Power Transformer Fault Detection: A Comparison of Standard Machine Learning and autoML Approaches

Abstract

A key component for the performance, availability, and reliability of power grids is the power transformer. Although power transformers are very reliable assets, the early detection of incipient degradation mechanisms is very important to preventing failures that may shorten their residual life. In this work, a comparative analysis of standard machine learning (ML) algorithms (such as single and ensemble classification algorithms) and automatic machine learning (autoML) classifiers is presented for the fault diagnosis of power transformers. The goal of this research is to determine whether fully automated ML approaches are better or worse than traditional ML frameworks that require a human in the loop (such as a data scientist) to identify transformer faults from dissolved gas analysis results. The methodology uses a transformer fault database (TDB) gathered from specialized databases and technical literature. Fault data were processed using the Duval pentagon diagnosis approach and user–expert knowledge.

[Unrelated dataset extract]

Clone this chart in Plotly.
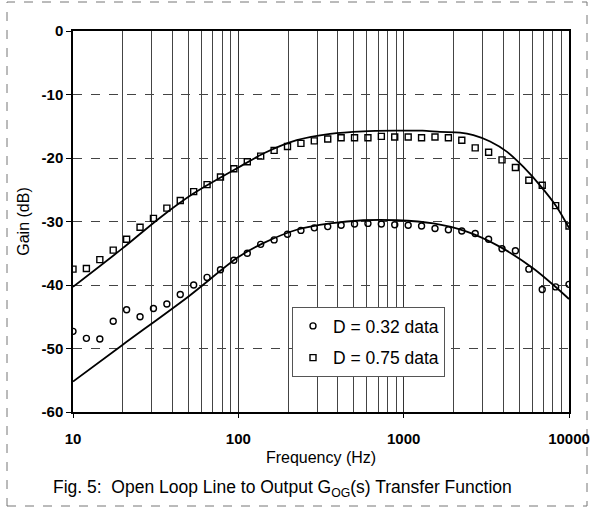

Parameters from both single and ensemble classifiers were optimized through standard machine learning procedures. The results showed that the best-suited algorithm to tackle the problem is a robust, automatic machine learning classifier model, followed by standard algorithms, such as neural networks and stacking ensembles. These results highlight the ability of a robust, automatic machine learning model to handle unbalanced power transformer fault datasets with high accuracy, requiring minimum tuning effort by electrical experts. We also emphasize that identifying the most probable transformer fault condition will reduce the time required to find and solve a fault.